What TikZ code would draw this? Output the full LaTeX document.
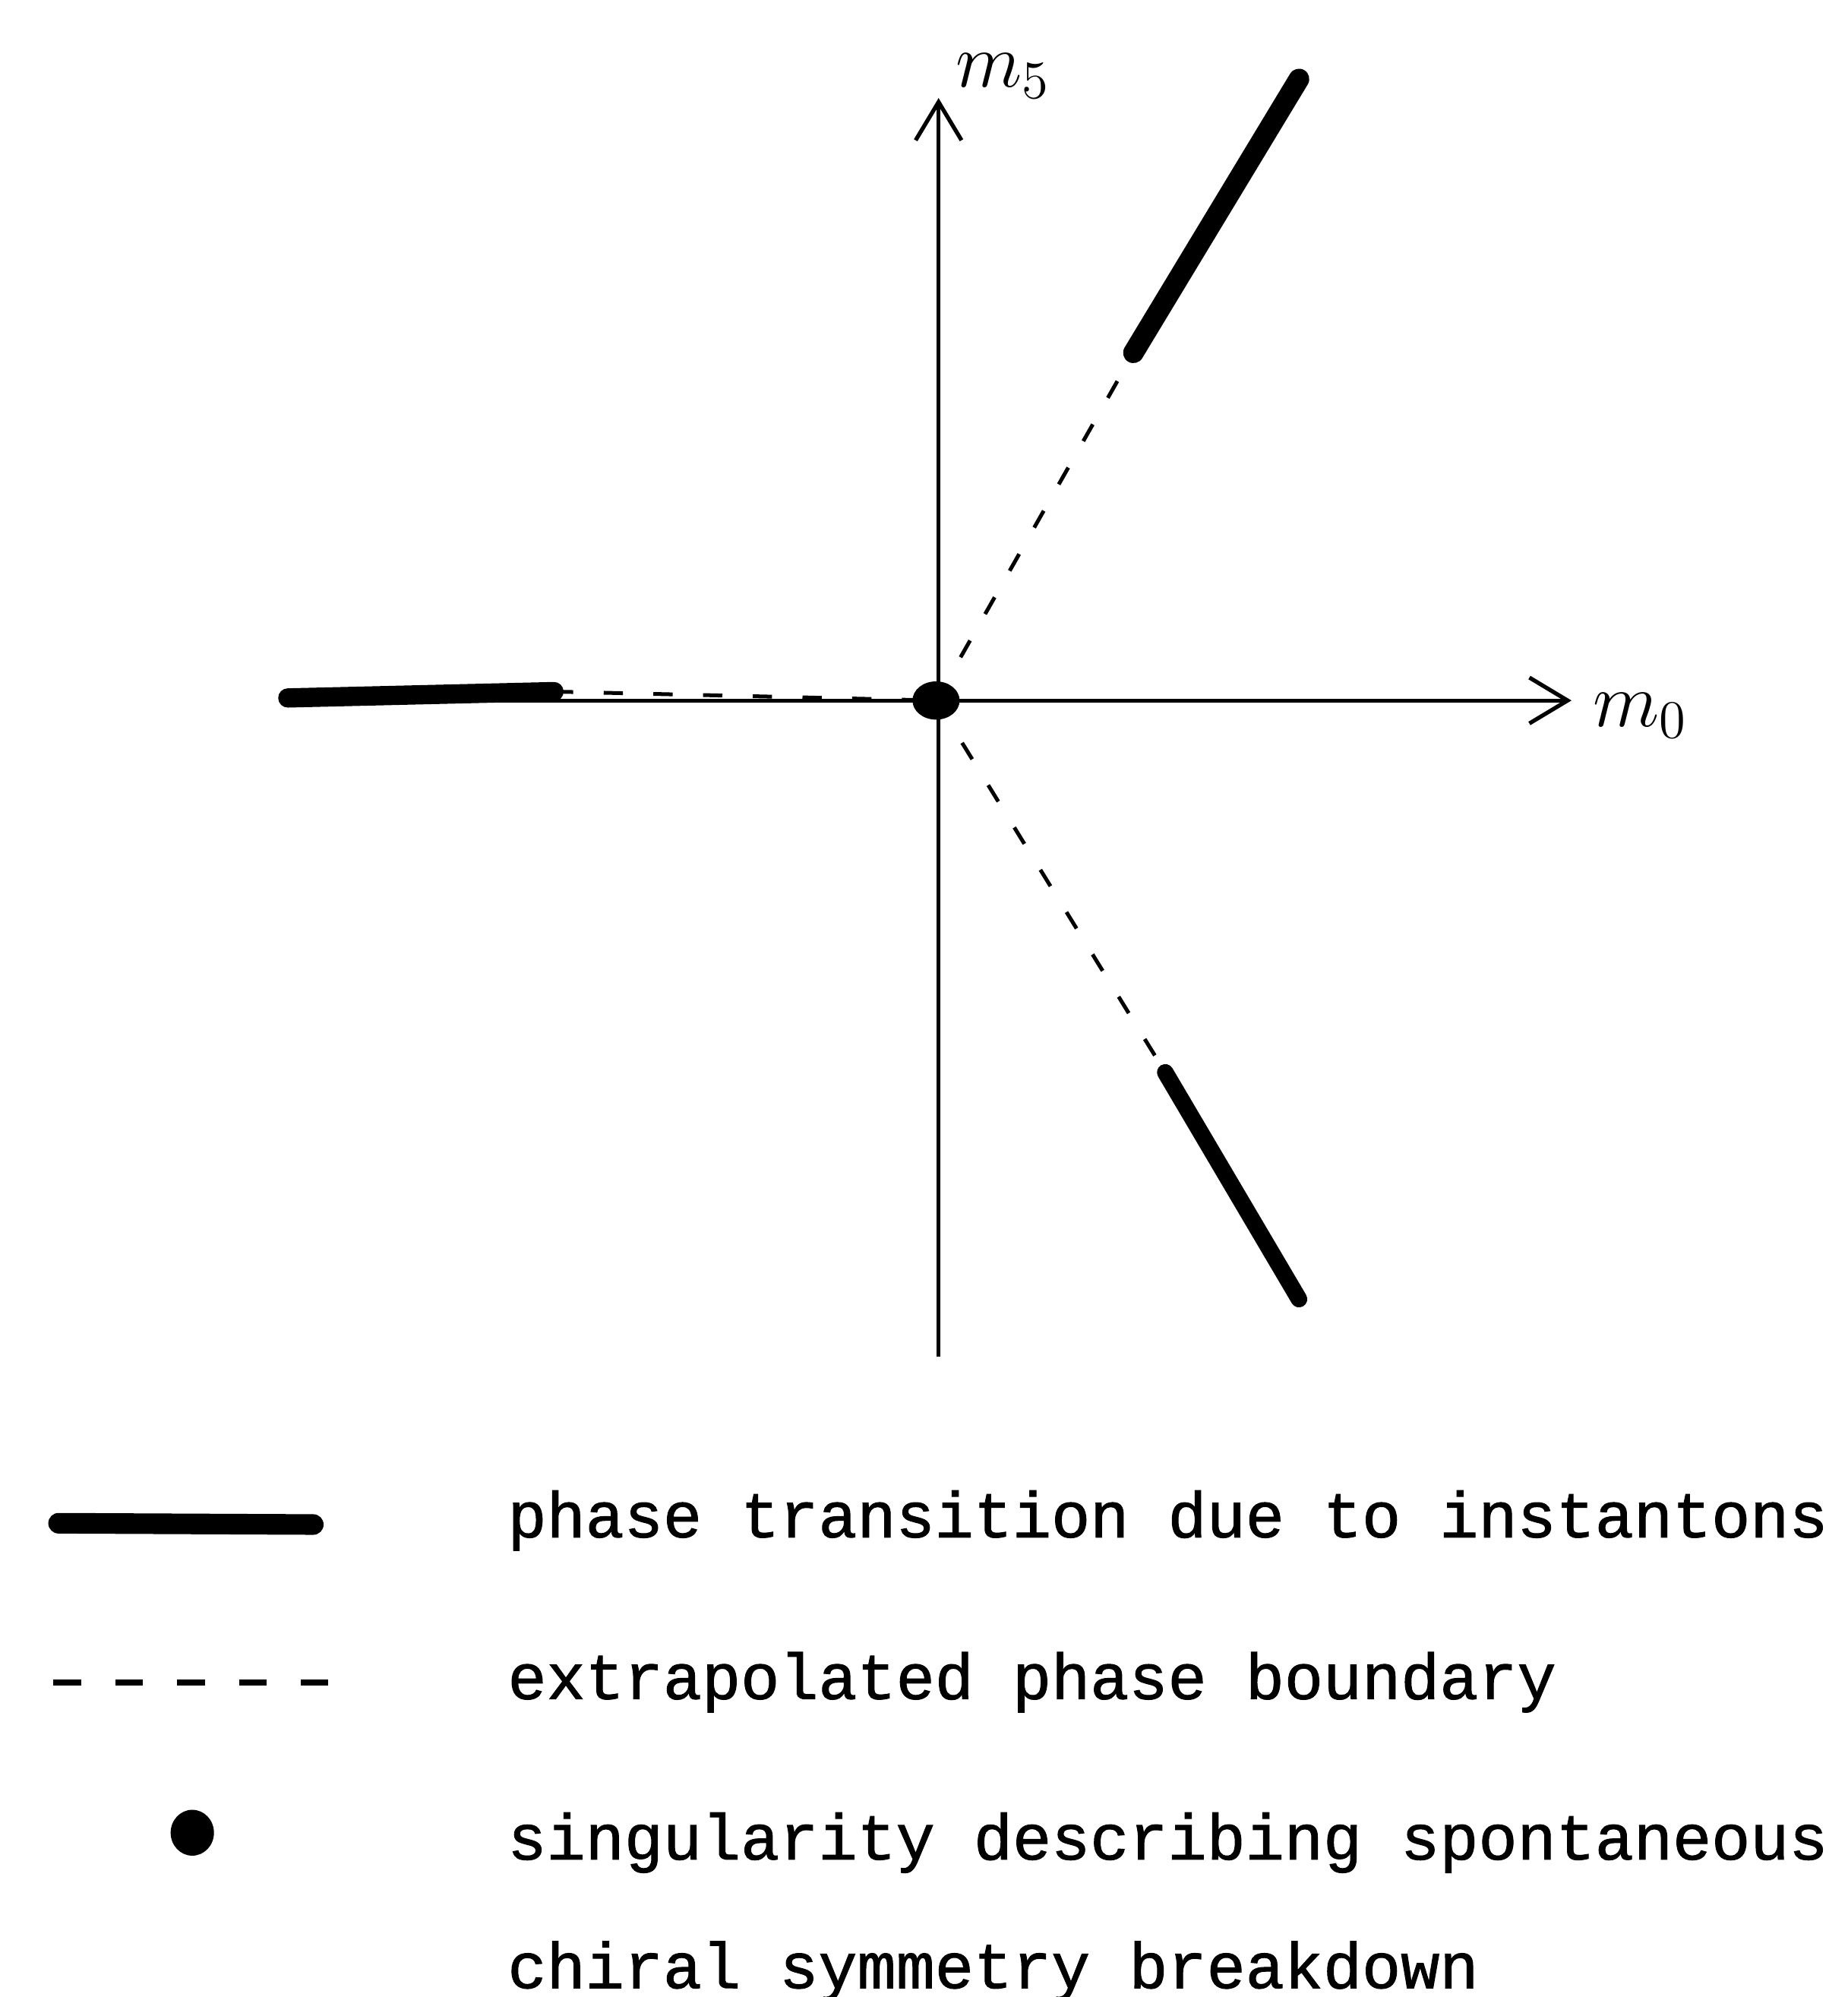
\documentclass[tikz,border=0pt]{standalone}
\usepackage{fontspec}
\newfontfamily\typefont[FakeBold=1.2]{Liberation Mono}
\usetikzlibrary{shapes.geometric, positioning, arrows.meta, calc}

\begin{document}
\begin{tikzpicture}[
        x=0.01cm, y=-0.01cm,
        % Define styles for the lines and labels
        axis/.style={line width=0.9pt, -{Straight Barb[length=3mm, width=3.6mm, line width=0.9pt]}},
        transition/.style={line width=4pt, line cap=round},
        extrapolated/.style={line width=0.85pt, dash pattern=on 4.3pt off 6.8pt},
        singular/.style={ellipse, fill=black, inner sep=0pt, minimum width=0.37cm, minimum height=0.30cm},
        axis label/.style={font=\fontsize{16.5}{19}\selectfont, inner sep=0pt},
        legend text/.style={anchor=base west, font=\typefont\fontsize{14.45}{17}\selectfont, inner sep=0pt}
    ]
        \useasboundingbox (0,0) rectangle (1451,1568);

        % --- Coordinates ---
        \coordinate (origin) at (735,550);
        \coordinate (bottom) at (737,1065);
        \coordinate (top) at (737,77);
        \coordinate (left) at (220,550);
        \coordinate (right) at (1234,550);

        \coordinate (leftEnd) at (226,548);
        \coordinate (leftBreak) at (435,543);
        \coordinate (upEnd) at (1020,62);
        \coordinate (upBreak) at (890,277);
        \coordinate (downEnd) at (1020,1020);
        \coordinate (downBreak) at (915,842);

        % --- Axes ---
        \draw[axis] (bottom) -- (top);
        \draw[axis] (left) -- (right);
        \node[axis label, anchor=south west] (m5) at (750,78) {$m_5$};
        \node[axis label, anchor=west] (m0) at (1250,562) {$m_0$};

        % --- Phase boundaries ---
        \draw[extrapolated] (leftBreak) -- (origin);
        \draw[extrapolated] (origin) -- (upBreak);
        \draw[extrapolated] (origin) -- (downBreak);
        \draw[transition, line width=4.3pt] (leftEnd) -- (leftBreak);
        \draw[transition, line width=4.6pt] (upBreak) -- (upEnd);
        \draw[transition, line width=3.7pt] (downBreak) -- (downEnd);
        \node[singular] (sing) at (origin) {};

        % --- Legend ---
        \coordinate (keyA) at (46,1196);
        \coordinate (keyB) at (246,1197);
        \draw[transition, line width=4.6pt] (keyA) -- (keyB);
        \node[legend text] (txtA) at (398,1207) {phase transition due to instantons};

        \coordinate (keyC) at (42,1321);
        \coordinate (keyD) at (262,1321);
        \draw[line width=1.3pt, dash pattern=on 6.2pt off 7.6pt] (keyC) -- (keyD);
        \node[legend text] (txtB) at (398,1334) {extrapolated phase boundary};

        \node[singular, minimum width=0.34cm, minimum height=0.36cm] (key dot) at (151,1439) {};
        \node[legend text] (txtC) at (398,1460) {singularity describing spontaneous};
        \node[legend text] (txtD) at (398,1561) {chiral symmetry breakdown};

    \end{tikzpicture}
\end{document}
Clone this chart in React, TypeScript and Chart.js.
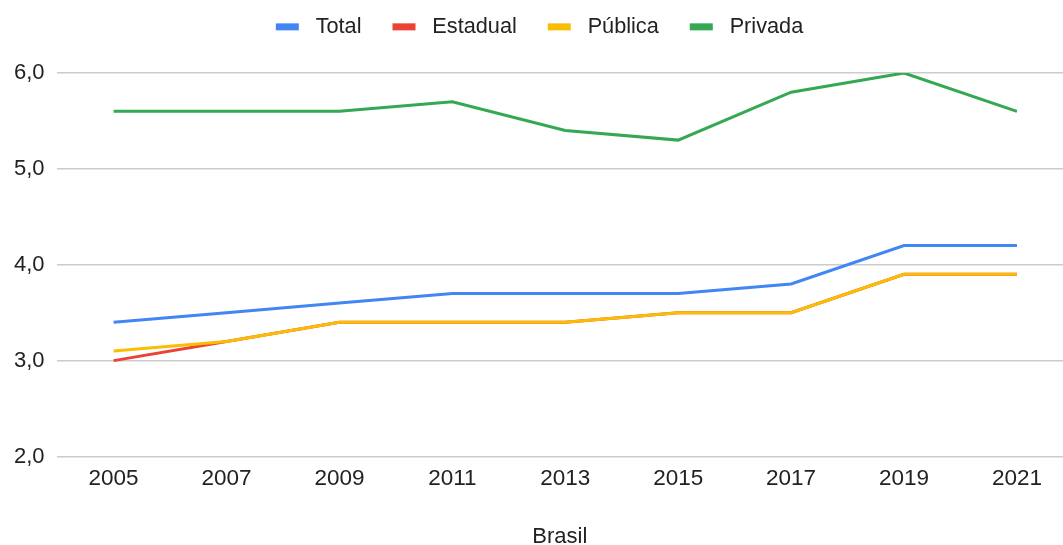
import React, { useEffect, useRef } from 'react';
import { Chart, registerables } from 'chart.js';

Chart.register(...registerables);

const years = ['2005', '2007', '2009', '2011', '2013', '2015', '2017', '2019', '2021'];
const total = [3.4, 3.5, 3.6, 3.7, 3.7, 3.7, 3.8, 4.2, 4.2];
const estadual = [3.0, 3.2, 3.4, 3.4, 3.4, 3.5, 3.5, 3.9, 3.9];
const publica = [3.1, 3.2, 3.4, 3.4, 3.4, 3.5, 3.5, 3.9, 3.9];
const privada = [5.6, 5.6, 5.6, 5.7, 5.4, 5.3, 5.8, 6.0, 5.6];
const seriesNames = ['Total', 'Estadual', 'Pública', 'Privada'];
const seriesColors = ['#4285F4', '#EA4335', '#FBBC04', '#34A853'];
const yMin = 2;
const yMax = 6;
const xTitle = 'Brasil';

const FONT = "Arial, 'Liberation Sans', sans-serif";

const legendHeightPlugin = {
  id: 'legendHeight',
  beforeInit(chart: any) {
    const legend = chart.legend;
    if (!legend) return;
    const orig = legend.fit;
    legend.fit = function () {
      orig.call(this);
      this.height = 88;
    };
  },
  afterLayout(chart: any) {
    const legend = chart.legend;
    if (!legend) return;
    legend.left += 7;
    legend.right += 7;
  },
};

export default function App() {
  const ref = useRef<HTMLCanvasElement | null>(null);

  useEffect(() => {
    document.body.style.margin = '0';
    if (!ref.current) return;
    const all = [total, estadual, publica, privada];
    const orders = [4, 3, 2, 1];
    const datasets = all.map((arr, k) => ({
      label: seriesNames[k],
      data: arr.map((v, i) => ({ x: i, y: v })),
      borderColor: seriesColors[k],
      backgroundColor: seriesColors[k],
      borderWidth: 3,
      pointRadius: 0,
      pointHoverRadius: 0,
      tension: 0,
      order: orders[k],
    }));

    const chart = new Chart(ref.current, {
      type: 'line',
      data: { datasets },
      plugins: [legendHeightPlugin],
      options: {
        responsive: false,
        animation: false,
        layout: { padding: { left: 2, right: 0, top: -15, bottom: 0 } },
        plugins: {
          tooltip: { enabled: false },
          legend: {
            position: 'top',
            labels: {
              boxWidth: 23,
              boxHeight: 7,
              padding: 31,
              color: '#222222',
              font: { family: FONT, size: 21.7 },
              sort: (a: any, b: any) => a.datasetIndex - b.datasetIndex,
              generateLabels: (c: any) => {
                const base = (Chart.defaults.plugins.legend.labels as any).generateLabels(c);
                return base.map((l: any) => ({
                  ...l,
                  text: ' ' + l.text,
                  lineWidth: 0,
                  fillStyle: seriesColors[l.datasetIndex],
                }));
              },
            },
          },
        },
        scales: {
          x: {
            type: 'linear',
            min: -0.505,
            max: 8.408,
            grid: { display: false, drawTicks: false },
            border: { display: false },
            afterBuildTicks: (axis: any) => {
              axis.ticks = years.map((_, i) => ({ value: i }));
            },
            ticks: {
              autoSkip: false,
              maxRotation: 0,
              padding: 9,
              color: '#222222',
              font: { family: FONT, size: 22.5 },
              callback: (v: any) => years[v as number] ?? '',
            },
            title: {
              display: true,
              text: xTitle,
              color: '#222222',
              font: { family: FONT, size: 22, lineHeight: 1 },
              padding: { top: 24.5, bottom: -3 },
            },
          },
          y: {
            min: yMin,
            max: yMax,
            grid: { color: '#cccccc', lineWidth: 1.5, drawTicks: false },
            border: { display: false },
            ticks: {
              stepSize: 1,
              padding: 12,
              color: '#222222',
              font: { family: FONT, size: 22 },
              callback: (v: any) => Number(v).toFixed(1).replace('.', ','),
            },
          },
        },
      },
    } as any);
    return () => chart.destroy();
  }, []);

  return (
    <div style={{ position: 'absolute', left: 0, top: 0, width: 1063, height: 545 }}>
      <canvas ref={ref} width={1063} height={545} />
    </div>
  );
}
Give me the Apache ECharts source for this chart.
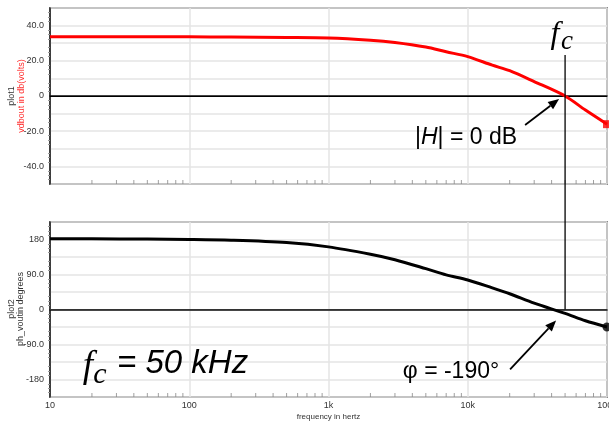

---*---

§ EXERCISE OBJECTIVE:
Search the listing for the word "this" and return each line that holds it.

§ FINAL ANSWER:
What TikZ code would draw this? Output the full LaTeX document.
Clone this chart in React, TypeScript and Chart.js.
      orig.call(this);
      this.height = 88;
Give me the Apache ECharts source for this chart.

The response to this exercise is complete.